Records with drawing code:
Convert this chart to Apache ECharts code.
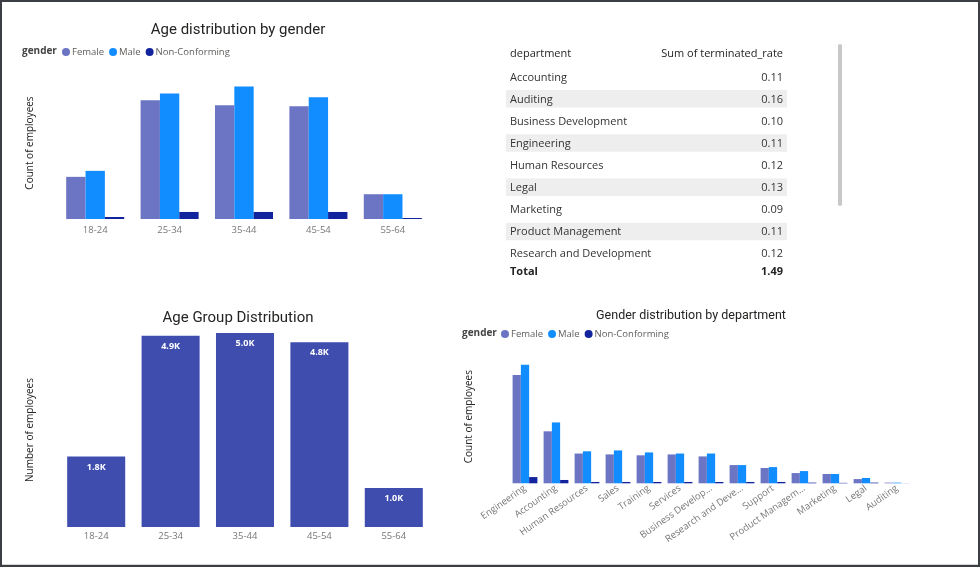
<!DOCTYPE html>
<html>
<head>
<meta charset="utf-8">
<script src="https://cdn.jsdelivr.net/npm/echarts@6/dist/echarts.min.js"></script>
<style>
html,body{margin:0;padding:0;background:#fff;}
#chart{position:absolute;left:0;top:0;width:980px;height:567px;}
#frame{position:absolute;left:0;top:0;width:980px;height:567px;box-sizing:border-box;border-left:2px solid #3b3e42;border-top:2px solid #3b3e42;border-right:2px solid #3b3e42;border-bottom:2px solid #3b3e42;pointer-events:none;}
#frame:after{content:"";position:absolute;left:0;right:0;bottom:0;height:1px;background:#d6d6d6;}
</style>
</head>
<body>
<div id="chart"></div>
<div id="frame"></div>
<script>
// ---- data ----
const ageGroups = ['18-24', '25-34', '35-44', '45-54', '55-64'];
const femaleByAge = [832, 2342, 2243, 2224, 489];
const maleByAge = [950, 2475, 2614, 2402, 489];
const nonConfByAge = [40, 139, 139, 139, 20];
const ageTotals = [1820, 4940, 5010, 4770, 1010];

const departments = ['Engineering', 'Accounting', 'Human Resources', 'Sales', 'Training', 'Services',
  'Business Development', 'Research and Development', 'Support', 'Product Management', 'Marketing', 'Legal', 'Auditing'];
const femaleByDept = [2440, 1170, 670, 650, 630, 650, 605, 410, 345, 230, 210, 95, 15];
const maleByDept = [2670, 1370, 720, 740, 695, 670, 670, 410, 365, 275, 210, 120, 15];
const nonConfByDept = [140, 75, 30, 30, 30, 30, 30, 30, 30, 15, 10, 15, 2];

const tableDepartments = ['Accounting', 'Auditing', 'Business Development', 'Engineering', 'Human Resources',
  'Legal', 'Marketing', 'Product Management', 'Research and Development'];
const terminatedRates = [0.11, 0.16, 0.10, 0.11, 0.12, 0.13, 0.09, 0.11, 0.12];
const terminatedTotal = 1.49;

const genders = ['Female', 'Male', 'Non-Conforming'];

// ---- styles ----
const C_F = '#6B75C4', C_M = '#118DFF', C_N = '#12239E', C_AGE = '#3F4DAF';
const FONT = "'Segoe UI', 'Open Sans', 'Noto Sans', sans-serif";
const TFONT = "Roboto, 'Noto Sans', sans-serif";
const TXT = '#252423', SUB = '#605E5C';

const chart = echarts.init(document.getElementById('chart'), null, {renderer: 'canvas'});

// table graphic built from the arrays
const graphic = [];
graphic.push({type: 'text', x: 510, y: 53.5, style: {text: 'department', font: '11px ' + FONT, fill: TXT, textVerticalAlign: 'middle'}});
graphic.push({type: 'text', x: 783, y: 53.5, style: {text: 'Sum of terminated_rate', font: '11px ' + FONT, fill: TXT, textAlign: 'right', textVerticalAlign: 'middle'}});
tableDepartments.forEach((d, i) => {
  const cy = 77.5 + i * 22.1;
  if (i % 2 === 1) {
    graphic.push({type: 'rect', shape: {x: 506, y: cy - 9.5, width: 281, height: 17.5}, style: {fill: '#EEEEEE'}, z: -1});
  }
  graphic.push({type: 'text', x: 510, y: cy, style: {text: d, font: '11px ' + FONT, fill: '#333333', textVerticalAlign: 'middle'}});
  graphic.push({type: 'text', x: 783, y: cy, style: {text: terminatedRates[i].toFixed(2), font: '11px ' + FONT, fill: '#333333', textAlign: 'right', textVerticalAlign: 'middle'}});
});
graphic.push({type: 'text', x: 510, y: 271.5, style: {text: 'Total', font: 'bold 11px ' + FONT, fill: TXT, textVerticalAlign: 'middle'}});
graphic.push({type: 'text', x: 783, y: 271.5, style: {text: terminatedTotal.toFixed(2), font: 'bold 11px ' + FONT, fill: TXT, textAlign: 'right', textVerticalAlign: 'middle'}});
graphic.push({type: 'rect', shape: {x: 838, y: 44, width: 4, height: 162, r: 2}, style: {fill: '#C8C8C8'}});
// legend captions
graphic.push({type: 'text', x: 22, y: 51, style: {text: 'gender', font: 'bold 10px ' + FONT, fill: '#444', textVerticalAlign: 'middle'}});
graphic.push({type: 'text', x: 462, y: 333, style: {text: 'gender', font: 'bold 10px ' + FONT, fill: '#444', textVerticalAlign: 'middle'}});

const legendBase = {
  data: genders, icon: 'circle', itemWidth: 8, itemHeight: 8, itemGap: 5,
  textStyle: {fontFamily: FONT, fontSize: 9.5, color: SUB, padding: [0, 0, 0, -3]}
};

function catAxis(gi, data, extra) {
  return Object.assign({
    type: 'category', gridIndex: gi, data: data,
    axisLine: {show: false}, axisTick: {show: false},
    axisLabel: {color: '#777', fontFamily: FONT, fontSize: 9.5, margin: 6}
  }, extra || {});
}
function valAxis(gi, name, gap, max) {
  return {
    type: 'value', gridIndex: gi, min: 0, max: max, name: name, nameLocation: 'middle', nameGap: gap,
    nameTextStyle: {color: TXT, fontFamily: FONT, fontSize: 10},
    axisLabel: {show: false}, axisLine: {show: false}, axisTick: {show: false}, splitLine: {show: false}
  };
}

const option = {
  animation: false,
  backgroundColor: '#fff',
  title: [
    {text: 'Age distribution by gender', left: 233, top: 18, textAlign: 'center', textStyle: {fontFamily: TFONT, fontSize: 15, fontWeight: 'normal', color: TXT}},
    {text: 'Age Group Distribution', left: 233, top: 306, textAlign: 'center', textStyle: {fontFamily: TFONT, fontSize: 15, fontWeight: 'normal', color: TXT}},
    {text: 'Gender distribution by department', left: 686, top: 304, textAlign: 'center', textStyle: {fontFamily: TFONT, fontSize: 12.5, fontWeight: 'normal', color: TXT}}
  ],
  legend: [
    Object.assign({left: 57, top: 42}, legendBase),
    Object.assign({left: 496, top: 324}, legendBase)
  ],
  graphic: graphic,
  grid: [
    {left: 58, top: 67, width: 372, height: 152},
    {left: 59, top: 333, width: 372, height: 194},
    {left: 509.5, top: 350, width: 403, height: 133.3}
  ],
  xAxis: [
    catAxis(0, ageGroups),
    catAxis(1, ageGroups, {axisLabel: {color: '#777', fontFamily: FONT, fontSize: 9.5, margin: 4}}),
    catAxis(2, departments, {axisLabel: {color: '#777', fontFamily: FONT, fontSize: 9.5, margin: 4, rotate: 35, interval: 0,
      width: 94, overflow: 'truncate', ellipsis: '...'}})
  ],
  yAxis: [
    valAxis(0, 'Count of employees', 23, 3000),
    valAxis(1, 'Number of employees', 24, 'dataMax'),
    valAxis(2, 'Count of employees', 35, 3000)
  ],
  series: [
    {name: 'Female', type: 'bar', xAxisIndex: 0, yAxisIndex: 0, data: femaleByAge, itemStyle: {color: C_F}, barGap: '0%', barCategoryGap: '22%'},
    {name: 'Male', type: 'bar', xAxisIndex: 0, yAxisIndex: 0, data: maleByAge, itemStyle: {color: C_M}, barGap: '0%', barCategoryGap: '22%'},
    {name: 'Non-Conforming', type: 'bar', xAxisIndex: 0, yAxisIndex: 0, data: nonConfByAge, itemStyle: {color: C_N}, barGap: '0%', barCategoryGap: '22%'},
    {name: 'Total', type: 'bar', xAxisIndex: 1, yAxisIndex: 1, data: ageTotals, itemStyle: {color: C_AGE}, barCategoryGap: '22%',
      label: {show: true, position: 'insideTop', distance: 6, color: '#fff', fontFamily: FONT, fontSize: 9, fontWeight: 'bold',
        formatter: p => (p.value / 1000).toFixed(1) + 'K'}},
    {name: 'Female', type: 'bar', xAxisIndex: 2, yAxisIndex: 2, data: femaleByDept, itemStyle: {color: C_F}, barGap: '0%', barCategoryGap: '20%'},
    {name: 'Male', type: 'bar', xAxisIndex: 2, yAxisIndex: 2, data: maleByDept, itemStyle: {color: C_M}, barGap: '0%', barCategoryGap: '20%'},
    {name: 'Non-Conforming', type: 'bar', xAxisIndex: 2, yAxisIndex: 2, data: nonConfByDept, itemStyle: {color: C_N}, barGap: '0%', barCategoryGap: '20%'}
  ]
};
chart.setOption(option);
</script>
</body>
</html>
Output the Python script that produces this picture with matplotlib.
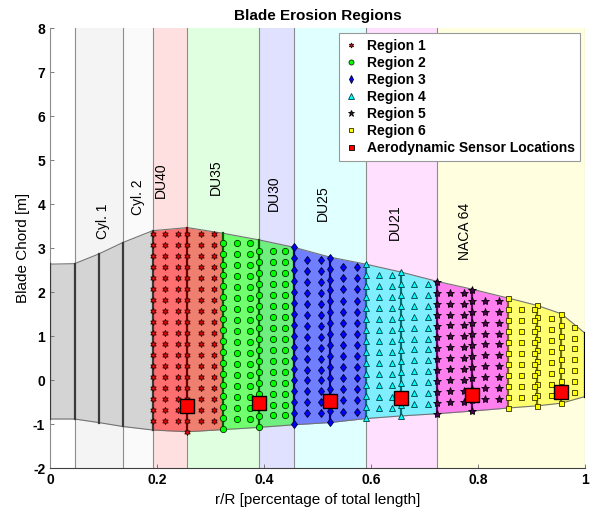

What is required » Each line in the data that holds the string "script" should be found and copied.

Output »
<script src="https://cdn.jsdelivr.net/npm/echarts@6/dist/echarts.min.js"></script>
<script>
</script>
Output the Python script that produces this picture with matplotlib.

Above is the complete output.